Das Ergebnis sieht folgendermaßen aus:
– Keine Allgemeinverbindlichkeit der Tarifverträge.
– Zwei Nullmonate, Erhöhung ab 1.7.
– Erhöhung der Einkommen um 3 Prozent. Für VerkäuferInnen im letzten Berufsjahr der Tarifgruppe 1 ergeben die 3 Prozent 77,50 Euro, alle anderen in höheren Tarifgruppen bekommen auch «nur» 77,50 Euro.
– Für 2020 wird es eine Erhöhung der Einkommen ab 1.Mai um 1,8 Prozent geben.
– Erhöhung der Ausbildungsvergütung 2019/20 um jeweils 50/55 Euro.
Dieses Ergebnis liegt weit unterhalb der Forderungen, mit denen Ver.di in die Tarifrunde gestartet ist, zumal wieder ein Abschluss für zwei Jahre getätigt wurde; im ersten Jahr liegt der Abschluss, wenn Nullmonate und die unterproportionale Erhöhung für die oberen Gehaltsgruppen berücksichtigt werden, weit unter 3 Prozent. Ob für das zweite Jahr wenigstens ein Teuerungsausgleich erreicht wurde, bleibt abzuwarten.

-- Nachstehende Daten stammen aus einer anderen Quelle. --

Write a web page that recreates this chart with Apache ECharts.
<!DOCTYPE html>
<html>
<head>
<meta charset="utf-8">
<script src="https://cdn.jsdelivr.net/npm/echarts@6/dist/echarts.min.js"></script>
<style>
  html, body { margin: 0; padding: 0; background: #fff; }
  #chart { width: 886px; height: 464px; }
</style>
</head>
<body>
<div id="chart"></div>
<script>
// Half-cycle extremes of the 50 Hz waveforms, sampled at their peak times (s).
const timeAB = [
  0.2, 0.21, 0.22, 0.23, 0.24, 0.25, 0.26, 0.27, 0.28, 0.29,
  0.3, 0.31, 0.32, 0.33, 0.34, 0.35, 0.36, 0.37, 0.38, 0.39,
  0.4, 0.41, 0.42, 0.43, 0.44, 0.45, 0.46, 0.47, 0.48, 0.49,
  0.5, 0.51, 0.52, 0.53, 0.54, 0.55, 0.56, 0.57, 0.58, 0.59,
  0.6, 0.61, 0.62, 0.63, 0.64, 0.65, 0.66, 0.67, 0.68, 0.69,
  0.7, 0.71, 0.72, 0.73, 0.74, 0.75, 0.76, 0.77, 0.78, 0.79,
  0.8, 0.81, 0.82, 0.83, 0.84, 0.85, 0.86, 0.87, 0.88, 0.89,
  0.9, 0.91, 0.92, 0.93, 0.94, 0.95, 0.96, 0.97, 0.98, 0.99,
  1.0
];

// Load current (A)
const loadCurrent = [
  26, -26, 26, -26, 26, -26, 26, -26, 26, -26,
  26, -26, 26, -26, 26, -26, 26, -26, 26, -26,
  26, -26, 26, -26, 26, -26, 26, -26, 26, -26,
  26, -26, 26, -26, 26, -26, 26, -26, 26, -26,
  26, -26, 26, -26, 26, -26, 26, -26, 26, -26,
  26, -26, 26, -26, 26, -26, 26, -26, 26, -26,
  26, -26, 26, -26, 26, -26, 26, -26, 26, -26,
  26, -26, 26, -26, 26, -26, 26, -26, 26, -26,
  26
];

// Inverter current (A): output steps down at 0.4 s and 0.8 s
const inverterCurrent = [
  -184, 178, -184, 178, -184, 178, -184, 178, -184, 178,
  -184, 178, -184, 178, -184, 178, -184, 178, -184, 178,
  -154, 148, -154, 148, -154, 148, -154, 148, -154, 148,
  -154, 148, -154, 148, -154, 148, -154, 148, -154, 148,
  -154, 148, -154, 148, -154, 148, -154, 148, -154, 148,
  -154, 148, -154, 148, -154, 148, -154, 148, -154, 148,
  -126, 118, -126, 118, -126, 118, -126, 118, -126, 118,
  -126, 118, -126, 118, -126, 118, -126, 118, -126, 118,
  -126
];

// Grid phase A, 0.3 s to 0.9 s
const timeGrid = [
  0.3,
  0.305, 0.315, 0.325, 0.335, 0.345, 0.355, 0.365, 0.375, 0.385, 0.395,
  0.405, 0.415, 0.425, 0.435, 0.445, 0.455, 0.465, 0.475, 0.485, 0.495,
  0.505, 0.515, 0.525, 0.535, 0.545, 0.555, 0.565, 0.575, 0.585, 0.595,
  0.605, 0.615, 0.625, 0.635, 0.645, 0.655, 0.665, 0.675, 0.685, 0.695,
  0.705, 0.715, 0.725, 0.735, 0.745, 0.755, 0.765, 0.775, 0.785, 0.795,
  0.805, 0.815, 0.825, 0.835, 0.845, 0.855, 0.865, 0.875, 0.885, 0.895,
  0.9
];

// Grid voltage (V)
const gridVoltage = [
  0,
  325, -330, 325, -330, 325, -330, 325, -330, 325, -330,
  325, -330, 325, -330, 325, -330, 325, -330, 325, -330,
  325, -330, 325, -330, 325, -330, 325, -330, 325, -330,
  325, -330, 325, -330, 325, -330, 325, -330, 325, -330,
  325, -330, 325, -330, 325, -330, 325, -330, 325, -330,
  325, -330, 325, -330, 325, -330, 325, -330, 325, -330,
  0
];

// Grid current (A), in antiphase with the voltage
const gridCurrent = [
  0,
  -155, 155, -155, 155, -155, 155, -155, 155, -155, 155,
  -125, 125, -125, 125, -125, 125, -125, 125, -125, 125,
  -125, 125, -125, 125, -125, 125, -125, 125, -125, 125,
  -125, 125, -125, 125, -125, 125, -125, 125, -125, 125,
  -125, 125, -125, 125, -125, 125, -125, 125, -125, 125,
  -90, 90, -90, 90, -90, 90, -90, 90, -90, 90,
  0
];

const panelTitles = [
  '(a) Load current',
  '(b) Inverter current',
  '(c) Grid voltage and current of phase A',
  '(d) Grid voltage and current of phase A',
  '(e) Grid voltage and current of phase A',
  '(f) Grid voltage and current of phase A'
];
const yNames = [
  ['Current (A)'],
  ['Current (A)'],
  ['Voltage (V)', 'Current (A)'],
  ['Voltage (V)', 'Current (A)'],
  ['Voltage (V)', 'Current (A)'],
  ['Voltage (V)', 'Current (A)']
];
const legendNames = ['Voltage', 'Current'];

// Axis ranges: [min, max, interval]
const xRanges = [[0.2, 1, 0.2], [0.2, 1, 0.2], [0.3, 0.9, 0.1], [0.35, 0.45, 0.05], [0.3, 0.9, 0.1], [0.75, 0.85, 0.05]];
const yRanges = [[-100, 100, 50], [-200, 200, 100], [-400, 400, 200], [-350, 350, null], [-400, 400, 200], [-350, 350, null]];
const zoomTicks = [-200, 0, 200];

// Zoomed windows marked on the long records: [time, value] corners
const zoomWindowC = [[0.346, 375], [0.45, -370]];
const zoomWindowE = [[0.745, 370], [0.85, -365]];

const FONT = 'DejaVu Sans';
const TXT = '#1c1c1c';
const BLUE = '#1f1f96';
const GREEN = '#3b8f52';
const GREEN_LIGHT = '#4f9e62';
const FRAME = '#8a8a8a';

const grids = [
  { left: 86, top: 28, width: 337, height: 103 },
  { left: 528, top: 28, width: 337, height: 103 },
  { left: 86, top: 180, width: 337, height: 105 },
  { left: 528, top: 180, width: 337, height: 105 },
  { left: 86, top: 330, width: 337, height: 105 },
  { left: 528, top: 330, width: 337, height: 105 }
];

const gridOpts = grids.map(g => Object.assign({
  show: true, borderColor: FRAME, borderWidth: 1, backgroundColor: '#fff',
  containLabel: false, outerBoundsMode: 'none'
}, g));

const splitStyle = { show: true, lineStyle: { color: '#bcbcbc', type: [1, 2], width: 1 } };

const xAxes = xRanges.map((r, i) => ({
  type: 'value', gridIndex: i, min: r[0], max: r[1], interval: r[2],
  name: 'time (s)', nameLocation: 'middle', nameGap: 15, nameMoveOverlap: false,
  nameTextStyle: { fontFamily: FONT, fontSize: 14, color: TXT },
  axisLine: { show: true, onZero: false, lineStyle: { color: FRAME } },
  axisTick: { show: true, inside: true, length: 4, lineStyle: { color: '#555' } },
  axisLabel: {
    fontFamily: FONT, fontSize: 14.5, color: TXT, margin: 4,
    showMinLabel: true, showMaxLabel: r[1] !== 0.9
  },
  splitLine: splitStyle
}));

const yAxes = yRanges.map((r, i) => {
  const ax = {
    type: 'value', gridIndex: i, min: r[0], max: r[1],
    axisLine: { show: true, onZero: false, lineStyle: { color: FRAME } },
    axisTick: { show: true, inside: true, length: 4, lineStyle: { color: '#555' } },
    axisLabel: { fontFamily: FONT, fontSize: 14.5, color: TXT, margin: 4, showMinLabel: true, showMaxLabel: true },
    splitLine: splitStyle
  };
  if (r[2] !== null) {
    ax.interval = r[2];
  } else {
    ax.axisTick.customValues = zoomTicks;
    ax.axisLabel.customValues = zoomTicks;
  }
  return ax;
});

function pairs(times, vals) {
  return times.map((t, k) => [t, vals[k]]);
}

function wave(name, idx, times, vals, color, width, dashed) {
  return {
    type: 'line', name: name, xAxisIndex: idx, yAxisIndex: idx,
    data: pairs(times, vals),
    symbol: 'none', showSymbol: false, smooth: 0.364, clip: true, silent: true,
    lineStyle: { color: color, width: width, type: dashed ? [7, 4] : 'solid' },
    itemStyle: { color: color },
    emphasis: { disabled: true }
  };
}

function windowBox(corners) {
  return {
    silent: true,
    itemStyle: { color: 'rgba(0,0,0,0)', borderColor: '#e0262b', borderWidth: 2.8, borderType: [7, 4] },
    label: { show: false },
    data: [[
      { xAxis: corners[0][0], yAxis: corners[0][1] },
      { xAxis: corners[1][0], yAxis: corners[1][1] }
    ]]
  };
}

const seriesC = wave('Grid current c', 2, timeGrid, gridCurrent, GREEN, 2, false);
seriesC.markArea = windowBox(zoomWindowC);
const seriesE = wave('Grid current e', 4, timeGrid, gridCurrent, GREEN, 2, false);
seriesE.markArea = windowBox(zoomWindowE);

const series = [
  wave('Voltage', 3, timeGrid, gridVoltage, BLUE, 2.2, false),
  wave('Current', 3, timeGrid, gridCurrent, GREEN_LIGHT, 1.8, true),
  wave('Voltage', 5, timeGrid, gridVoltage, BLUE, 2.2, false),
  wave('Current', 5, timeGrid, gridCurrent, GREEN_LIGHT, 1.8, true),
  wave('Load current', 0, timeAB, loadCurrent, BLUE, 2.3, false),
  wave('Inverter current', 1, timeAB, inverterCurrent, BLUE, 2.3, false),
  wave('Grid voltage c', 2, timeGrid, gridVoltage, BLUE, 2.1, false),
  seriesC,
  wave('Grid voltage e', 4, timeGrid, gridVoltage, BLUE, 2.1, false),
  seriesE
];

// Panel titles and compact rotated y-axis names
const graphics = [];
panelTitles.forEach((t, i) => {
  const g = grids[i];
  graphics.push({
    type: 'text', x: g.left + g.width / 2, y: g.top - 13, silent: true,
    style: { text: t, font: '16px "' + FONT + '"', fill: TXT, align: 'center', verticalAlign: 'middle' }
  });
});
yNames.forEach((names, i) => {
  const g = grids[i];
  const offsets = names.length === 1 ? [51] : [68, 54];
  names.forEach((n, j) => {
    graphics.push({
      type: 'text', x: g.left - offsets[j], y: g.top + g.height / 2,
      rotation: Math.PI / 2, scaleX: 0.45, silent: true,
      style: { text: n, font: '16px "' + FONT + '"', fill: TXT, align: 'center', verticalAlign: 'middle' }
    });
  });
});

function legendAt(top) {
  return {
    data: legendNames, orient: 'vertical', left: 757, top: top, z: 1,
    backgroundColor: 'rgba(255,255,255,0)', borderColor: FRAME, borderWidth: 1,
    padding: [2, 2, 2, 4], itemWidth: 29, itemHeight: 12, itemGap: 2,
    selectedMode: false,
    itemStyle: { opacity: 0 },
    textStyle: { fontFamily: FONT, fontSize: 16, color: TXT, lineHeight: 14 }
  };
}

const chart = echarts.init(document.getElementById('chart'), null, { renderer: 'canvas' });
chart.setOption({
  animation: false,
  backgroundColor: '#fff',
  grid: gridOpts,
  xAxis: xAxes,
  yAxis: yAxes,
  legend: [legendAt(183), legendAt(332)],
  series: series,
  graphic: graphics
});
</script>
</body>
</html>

Politischen Menschen dürfte von Anfang an klar gewesen sein, dass die Allgemeinverbindlichkeit nicht allein vom Fachbereich Handel durchgesetzt werden kann, zumal dieser Punkt von den Unternehmerverbänden als nicht verhandelbar angesehen wird.
Trotzdem ist es natürlich enttäuschend, wenn die Forderung aufgestellt wird und nun schon zum zweiten Mal nichts dabei herumkommt, sondern ganz im Gegenteil, die Erosion der Tarifbindung immer weiter voran schreitet.
In gewisser Weise entspricht das Ergebnis aber dem Kräfteverhältnis zwischen der Gewerkschaft und dem Unternehmerverband. Unter den bestehenden Bedingungen wird Ver.di dem Einzelhandelsverband keine größeren Erfolge abtrotzen können.
Voraussetzung dafür wäre, eine breite Debatte unter den Mitgliedern über eine Strategie zu führen, die die Unternehmer zu mehr Zugeständnissen zwingt, und eine breite demokratische Beteiligung bei den Abschlüssen. Eine Zentralisierung der Verhandlungen, wie von manchen gefordert, bewirkt eher das Gegenteil.